Erdoğan hatte damit „den Kreml düpiert“, wie es in deutschen Medien hieß. Da war aber noch nicht klar, was er dafür bekommen hatte. Zunächst einmal behält Erdoğan seine eigenständige Position. Die Türkei beteiligt sich auch weiterhin nicht an den westlichen Sanktionen und macht mit Russland gute Geschäfte. Außerdem hat die Türkei sich zu dem BRICS-Gipfel angemeldet, der vom 22. bis 24. August 2023 in Südafrika stattfindet.
Jetzt machte Erdoğan zum NATO-Gipfel seine eigene Symbolpolitik. Zunächst blockierte er weiter den NATO-Beitritt Schwedens, bis dieses schließlich seine innere Gesetzgebung so weit verändert hatte, dass das Land nun kein sicherer Ort mehr für kurdische Organisationen sein kann, die für mehr Rechte ihres Volkes kämpfen. Da spielte es dann auch keine Rolle mehr, dass erneut schwedische Rechtsextreme öffentlich den Koran verbrannt hatten. Statt dessen forderte die Türkei eine Verbindung zum EU-Antrag der Türkei. Immerhin hat das Land einen Assoziierungsvertrag mit der damaligen Europäischen Wirtschaftsgemeinschaft aus dem Jahre 1963 und hat seinen Aufnahmeantrag 1987 gestellt.

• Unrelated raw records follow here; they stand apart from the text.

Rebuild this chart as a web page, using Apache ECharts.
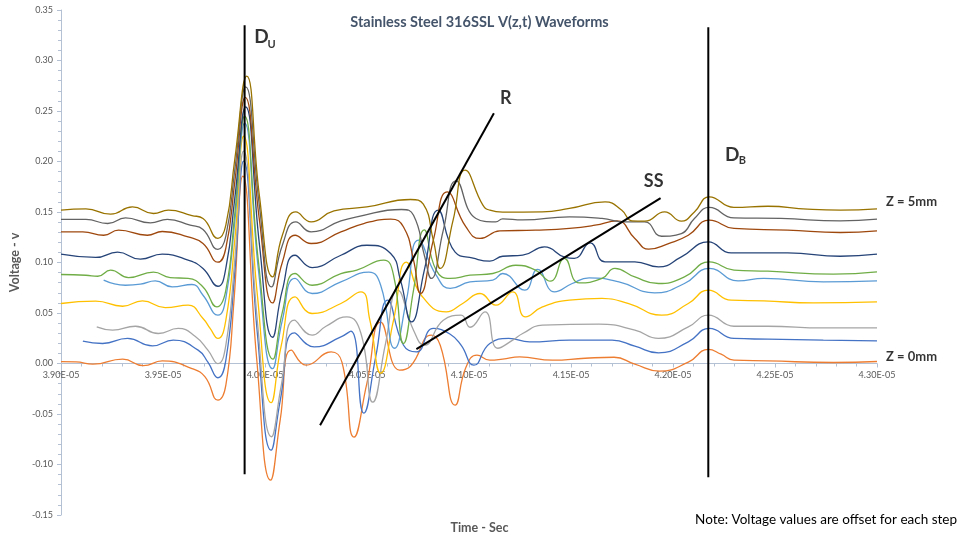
<!DOCTYPE html>
<html>
<head>
<meta charset="utf-8">
<script src="https://cdn.jsdelivr.net/npm/echarts@6.0.0/dist/echarts.min.js"></script>
<style>
html,body{margin:0;padding:0;background:#ffffff;}
#chart{width:959px;height:535px;}
</style>
</head>
<body>
<div id="chart"></div>
<script>
// Time values are in units of 1E-05 s; voltages in V (each step offset upward)
const z0Time = [3.9000,3.9073,3.9156,3.9302,3.9404,3.9496,3.9642,3.9706,3.9769,3.9808,3.9847,3.9891,3.9959,4.0027,4.0075,4.0129,4.0202,4.0324,4.0377,4.0436,4.0499,4.0567,4.0659,4.0713,4.0815,4.0859,4.0932,4.0985,4.1039,4.1102,4.1165,4.1248,4.1409,4.1569,4.1711,4.1813,4.1934,4.2075,4.2173,4.2236,4.2299,4.2465,4.2786,4.3000];
const z0Volt = [0.0018,0.0016,-0.0007,0.0043,-0.0022,0.0026,-0.0050,-0.0133,-0.0363,-0.0215,0.0600,0.1855,0.0050,-0.1155,-0.0550,0.0132,-0.0017,0.0115,0.0013,-0.0729,-0.0200,0.0409,-0.0066,-0.0027,0.0280,0.0181,-0.0412,-0.0037,0.0082,0.0033,0.0043,0.0065,0.0033,0.0052,0.0062,-0.0007,-0.0076,0.0013,0.0139,0.0092,0.0033,0.0026,0.0010,0.0020];

const z1Time = [3.9107,3.9204,3.9326,3.9448,3.9550,3.9672,3.9720,3.9769,3.9808,3.9852,3.9895,3.9963,4.0030,4.0075,4.0144,4.0241,4.0372,4.0421,4.0484,4.0543,4.0601,4.0679,4.0742,4.0825,4.0908,4.0961,4.1024,4.1102,4.1195,4.1297,4.1492,4.1701,4.1813,4.1929,4.2075,4.2178,4.2299,4.2465,4.2737,4.3000];
const z1Volt = [0.0221,0.0198,0.0248,0.0174,0.0231,0.0132,0.0013,-0.0141,0.0033,0.0910,0.2003,0.0286,-0.0858,-0.0363,0.0303,0.0164,0.0263,0.0320,-0.0492,0.0070,0.0627,0.0181,0.0115,0.0347,0.0290,0.0181,-0.0017,0.0198,0.0248,0.0214,0.0231,0.0231,0.0171,0.0105,0.0214,0.0347,0.0248,0.0241,0.0231,0.0224];

const z2Time = [3.9175,3.9253,3.9365,3.9477,3.9574,3.9657,3.9720,3.9769,3.9808,3.9852,3.9895,3.9963,4.0032,4.0080,4.0144,4.0231,4.0299,4.0401,4.0470,4.0528,4.0591,4.0650,4.0728,4.0781,4.0874,4.0961,4.1005,4.1078,4.1141,4.1214,4.1263,4.1360,4.1637,4.1813,4.1929,4.2075,4.2173,4.2299,4.2465,4.2737,4.3000];
const z2Volt = [0.0362,0.0330,0.0369,0.0297,0.0347,0.0270,0.0132,-0.0002,0.0181,0.1030,0.2102,0.0406,-0.0725,-0.0215,0.0429,0.0280,0.0369,0.0461,0.0300,-0.0383,0.0200,0.0726,0.0330,0.0181,0.0429,0.0478,0.0359,0.0511,0.0151,0.0231,0.0297,0.0379,0.0389,0.0330,0.0248,0.0362,0.0478,0.0369,0.0369,0.0352,0.0352];

const z3Time = [3.9000,3.9170,3.9302,3.9399,3.9511,3.9623,3.9696,3.9730,3.9769,3.9808,3.9852,3.9895,3.9963,4.0030,4.0080,4.0147,4.0231,4.0372,4.0470,4.0514,4.0567,4.0630,4.0693,4.0766,4.0888,4.0971,4.1054,4.1131,4.1214,4.1277,4.1360,4.1492,4.1652,4.1783,4.1944,4.2075,4.2173,4.2285,4.2445,4.2689,4.3000];
const z3Volt = [0.0594,0.0617,0.0567,0.0620,0.0554,0.0577,0.0446,0.0350,0.0248,0.0429,0.1230,0.2250,0.0667,-0.0388,0.0181,0.0659,0.0495,0.0594,0.0709,0.0429,-0.0096,0.0429,0.1003,0.0676,0.0511,0.0597,0.0693,0.0577,0.0709,0.0461,0.0560,0.0627,0.0644,0.0594,0.0478,0.0594,0.0726,0.0627,0.0620,0.0600,0.0610];

const z4Time = [3.9209,3.9316,3.9389,3.9462,3.9545,3.9642,3.9696,3.9769,3.9808,3.9852,3.9900,3.9968,4.0037,4.0085,4.0147,4.0231,4.0372,4.0509,4.0567,4.0635,4.0693,4.0752,4.0839,4.0908,4.1005,4.1117,4.1165,4.1273,4.1336,4.1419,4.1506,4.1589,4.1735,4.1910,4.2056,4.2178,4.2319,4.2445,4.2737,4.3000];
const z4Volt = [0.0825,0.0775,0.0785,0.0818,0.0758,0.0782,0.0676,0.0478,0.0647,0.1410,0.2379,0.0921,-0.0051,0.0429,0.0842,0.0693,0.0808,0.0904,0.0775,0.0151,0.0627,0.1221,0.0874,0.0743,0.0808,0.0825,0.0891,0.0726,0.0931,0.0709,0.0792,0.0848,0.0808,0.0699,0.0792,0.0941,0.0818,0.0842,0.0808,0.0818];

const z5Time = [3.9000,3.9122,3.9180,3.9243,3.9331,3.9453,3.9535,3.9623,3.9696,3.9764,3.9808,3.9852,3.9900,3.9968,4.0039,4.0085,4.0147,4.0231,4.0372,4.0450,4.0582,4.0630,4.0679,4.0728,4.0781,4.0839,4.0908,4.1005,4.1117,4.1229,4.1326,4.1399,4.1467,4.1540,4.1652,4.1715,4.1813,4.1929,4.2056,4.2178,4.2299,4.2465,4.2786,4.3000];
const z5Volt = [0.0881,0.0874,0.0864,0.0924,0.0851,0.0904,0.0851,0.0842,0.0758,0.0560,0.0726,0.1490,0.2448,0.1005,0.0043,0.0508,0.0891,0.0775,0.0891,0.0924,0.1023,0.0874,0.0198,0.0726,0.1324,0.0924,0.0842,0.0874,0.0891,0.0973,0.0924,0.0815,0.1040,0.0798,0.0842,0.0941,0.0857,0.0792,0.0857,0.1006,0.0924,0.0914,0.0884,0.0907];

const z6Time = [3.9000,3.9170,3.9277,3.9389,3.9496,3.9623,3.9696,3.9769,3.9808,3.9852,3.9905,3.9973,4.0037,4.0085,4.0147,4.0231,4.0372,4.0499,4.0616,4.0664,4.0718,4.0781,4.0849,4.0932,4.1020,4.1102,4.1165,4.1263,4.1370,4.1472,4.1516,4.1594,4.1667,4.1813,4.1929,4.2041,4.2173,4.2285,4.2562,4.2820,4.3000];
const z6Volt = [0.1082,0.1050,0.1102,0.1033,0.1082,0.1023,0.0941,0.0765,0.0944,0.1640,0.2541,0.1172,0.0260,0.0726,0.1072,0.0950,0.1072,0.1171,0.1089,0.0825,0.0412,0.0924,0.1518,0.1102,0.1043,0.1013,0.1062,0.1072,0.1154,0.1050,0.1040,0.1194,0.1006,0.1006,0.0956,0.1055,0.1204,0.1095,0.1095,0.1062,0.1082];

const z7Time = [3.9000,3.9107,3.9209,3.9282,3.9423,3.9496,3.9623,3.9696,3.9769,3.9808,3.9852,3.9903,3.9973,4.0037,4.0085,4.0148,4.0226,4.0372,4.0484,4.0616,4.0679,4.0728,4.0762,4.0825,4.0893,4.0985,4.1054,4.1151,4.1326,4.1492,4.1618,4.1725,4.1813,4.1881,4.1978,4.2075,4.2178,4.2299,4.2562,4.2820,4.3000];
const z7Volt = [0.1303,0.1303,0.1270,0.1320,0.1270,0.1307,0.1253,0.1188,0.1003,0.1142,0.1800,0.2634,0.1414,0.0600,0.1003,0.1270,0.1188,0.1303,0.1386,0.1429,0.1352,0.1023,0.0693,0.1221,0.1699,0.1352,0.1238,0.1313,0.1320,0.1337,0.1369,0.1412,0.1238,0.1132,0.1188,0.1270,0.1419,0.1337,0.1320,0.1297,0.1313];

const z8Time = [3.9000,3.9122,3.9229,3.9316,3.9438,3.9521,3.9633,3.9696,3.9769,3.9808,3.9852,3.9905,3.9973,4.0032,4.0085,4.0151,4.0226,4.0372,4.0450,4.0669,4.0728,4.0781,4.0815,4.0874,4.0937,4.1034,4.1131,4.1165,4.1263,4.1492,4.1652,4.1764,4.1861,4.1944,4.2041,4.2105,4.2178,4.2299,4.2528,4.2820,4.3000];
const z8Volt = [0.1426,0.1426,0.1386,0.1442,0.1392,0.1426,0.1369,0.1327,0.1129,0.1260,0.1920,0.2739,0.1550,0.0758,0.1171,0.1402,0.1303,0.1412,0.1452,0.1525,0.1468,0.1072,0.0842,0.1320,0.1808,0.1436,0.1402,0.1432,0.1422,0.1452,0.1436,0.1402,0.1402,0.1260,0.1287,0.1436,0.1545,0.1442,0.1436,0.1412,0.1429];

const z9Time = [3.9000,3.9122,3.9243,3.9350,3.9453,3.9526,3.9642,3.9696,3.9769,3.9808,3.9852,3.9910,3.9973,4.0037,4.0085,4.0151,4.0226,4.0338,4.0499,4.0713,4.0776,4.0825,4.0859,4.0922,4.0981,4.1068,4.1102,4.1165,4.1360,4.1492,4.1667,4.1749,4.1798,4.1861,4.1959,4.2041,4.2105,4.2178,4.2299,4.2465,4.2659,4.2820,4.3000];
const z9Volt = [0.1518,0.1531,0.1478,0.1550,0.1485,0.1518,0.1465,0.1436,0.1238,0.1369,0.2025,0.2845,0.1652,0.0857,0.1270,0.1501,0.1402,0.1511,0.1550,0.1624,0.1577,0.1221,0.0941,0.1419,0.1914,0.1568,0.1518,0.1498,0.1501,0.1535,0.1600,0.1518,0.1412,0.1409,0.1501,0.1409,0.1501,0.1650,0.1545,0.1557,0.1528,0.1518,0.1531];

const stepTimes = [z0Time, z1Time, z2Time, z3Time, z4Time, z5Time, z6Time, z7Time, z8Time, z9Time];
const stepVolts = [z0Volt, z1Volt, z2Volt, z3Volt, z4Volt, z5Volt, z6Volt, z7Volt, z8Volt, z9Volt];
const stepNames = ['Step 1','Step 2','Step 3','Step 4','Step 5','Step 6','Step 7','Step 8','Step 9','Step 10'];
const stepColors = ['#ED7D31','#4472C4','#A5A5A5','#FFC000','#5B9BD5','#70AD47','#264478','#9E480E','#636363','#997300'];

// Reference lines (end points in data units)
const duLineTime = [3.9900, 3.9900]; const duLineVolt = [0.3349, -0.1096];
const dbLineTime = [4.2173, 4.2173]; const dbLineVolt = [0.3330, -0.1126];
const rLineTime  = [4.0270, 4.1122]; const rLineVolt  = [-0.0611, 0.2478];
const ssLineTime = [4.0742, 4.1939]; const ssLineVolt = [0.0142, 0.1637];

// Annotation texts and anchors (data units)
const annoText = ['D', 'U', 'D', 'B', 'R', 'SS', 'Z = 5mm', 'Z = 0mm'];
const annoTime = [3.9983, 4.0032, 4.2290, 4.2340, 4.1180, 4.1905, 4.3044, 4.3044];
const annoVolt = [0.3231, 0.3161, 0.2062, 0.2013, 0.2627, 0.1805, 0.1597, 0.0062];

const FONT = 'Lato, "Open Sans", "Liberation Sans", sans-serif';
const axisColor = '#b4c0d3';
const tickLabelColor = '#595959';

const series = stepTimes.map((times, i) => ({
  name: stepNames[i],
  type: 'line',
  data: times.map((t, j) => [t, stepVolts[i][j]]),
  smooth: 0.5,
  symbol: 'none',
  silent: true,
  lineStyle: { color: stepColors[i], width: 1.3 },
  itemStyle: { color: stepColors[i] },
  z: 2
}));

[[duLineTime, duLineVolt], [dbLineTime, dbLineVolt], [rLineTime, rLineVolt], [ssLineTime, ssLineVolt]]
  .forEach(([t, v]) => series.push({
    type: 'line', data: t.map((x, j) => [x, v[j]]), symbol: 'none', silent: true, clip: false,
    lineStyle: { color: '#000000', width: 2 }, z: 5
  }));

const annoStyle = [
  { fontSize: 19, align: 'center' },
  { fontSize: 11, align: 'center' },
  { fontSize: 19, align: 'center' },
  { fontSize: 11, align: 'center' },
  { fontSize: 18, align: 'center' },
  { fontSize: 18, align: 'center' },
  { fontSize: 13, align: 'left' },
  { fontSize: 13, align: 'left' }
];

series.push({
  type: 'scatter', symbolSize: 0, silent: true, clip: false, z: 6,
  data: annoText.map((txt, i) => ({
    value: [annoTime[i], annoVolt[i]],
    label: {
      show: true, position: 'inside', formatter: txt,
      fontFamily: FONT, fontWeight: 'bold', color: '#000000',
      fontSize: annoStyle[i].fontSize, align: annoStyle[i].align, verticalAlign: 'middle'
    }
  }))
});

const chart = echarts.init(document.getElementById('chart'));
chart.setOption({
  animation: false,
  backgroundColor: '#ffffff',
  textStyle: { fontFamily: FONT },
  title: [
    { text: 'Stainless Steel 316SSL V(z,t) Waveforms', left: 'center', top: 10,
      textStyle: { fontFamily: FONT, fontSize: 14.5, fontWeight: 'bold', color: '#44546a' } },
    { text: 'Time - Sec', left: 'center', top: 516,
      textStyle: { fontFamily: FONT, fontSize: 12.5, fontWeight: 'bold', color: '#595959' } }
  ],
  graphic: [
    { type: 'text', right: 2, top: 513,
      style: { text: 'Note: Voltage values are offset for each step', font: '13.5px ' + FONT, fill: '#000000' } }
  ],
  grid: { left: 55, right: 82, top: 10, bottom: 20, containLabel: false },
  xAxis: {
    type: 'value', min: 3.90, max: 4.30, interval: 0.05,
    axisLine: { onZero: false, lineStyle: { color: axisColor, width: 1 } },
    axisTick: { show: true, length: 4, lineStyle: { color: axisColor } },
    minorTick: { show: true, splitNumber: 5, length: 3, lineStyle: { color: axisColor } },
    splitLine: { show: false },
    axisLabel: { formatter: v => v.toFixed(2) + 'E-05', color: tickLabelColor, fontSize: 9, margin: 7, fontFamily: FONT }
  },
  yAxis: {
    type: 'value', min: -0.15, max: 0.35, interval: 0.05,
    name: 'Voltage - v', nameLocation: 'middle', nameGap: 32, nameRotate: 90,
    nameTextStyle: { fontFamily: FONT, fontSize: 12.5, fontWeight: 'bold', color: '#595959' },
    axisLine: { show: true, onZero: false, lineStyle: { color: axisColor, width: 1 } },
    axisTick: { show: true, length: 4, lineStyle: { color: axisColor } },
    minorTick: { show: true, splitNumber: 5, length: 3, lineStyle: { color: axisColor } },
    splitLine: { show: false },
    axisLabel: { formatter: v => v.toFixed(2), color: tickLabelColor, fontSize: 9, margin: 8, fontFamily: FONT }
  },
  series: series
});

// Place the time axis on the zero-volt line (as in the original chart)
const yZero = chart.convertToPixel({ yAxisIndex: 0 }, 0);
const yMinPx = chart.convertToPixel({ yAxisIndex: 0 }, -0.15);
chart.setOption({ xAxis: { offset: yZero - yMinPx } });
</script>
</body>
</html>
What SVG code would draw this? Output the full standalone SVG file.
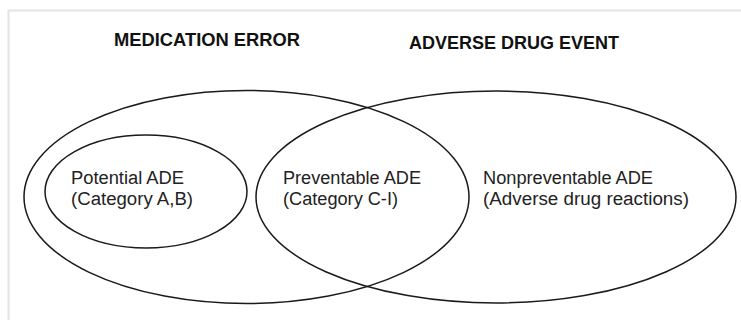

Damit war die Frage des EU-Beitritts wieder auf dem Tisch, auch wenn es keine direkte Verbindung zwischen dem NATO-Beitritt Schwedens und dem EU-Beitritt der Türkei geben konnte. Zugleich stimmten die USA der Lieferung von 40 F-16-Kampfflugzeugen an die Türkei zu. Die hatten die USA jahrelang blockiert, weil die Türkei russische Luftabwehrraketen vom Typ S-400 gekauft hatte. Jetzt hieß es offiziell, die F-16-Lieferung liege im „nationalen Interesse“ der USA, sei aber „nicht Teil des Schweden-Deals“. Allerdings hat Erdoğan nur zugestimmt, dem türkischen Parlament die Vorlage zum NATO-Beitritt Schwedens zuzuleiten. Dass dieses das tatsächlich beschließt, dürfte vom fortgesetzten Wohlverhalten des Westens abhängen.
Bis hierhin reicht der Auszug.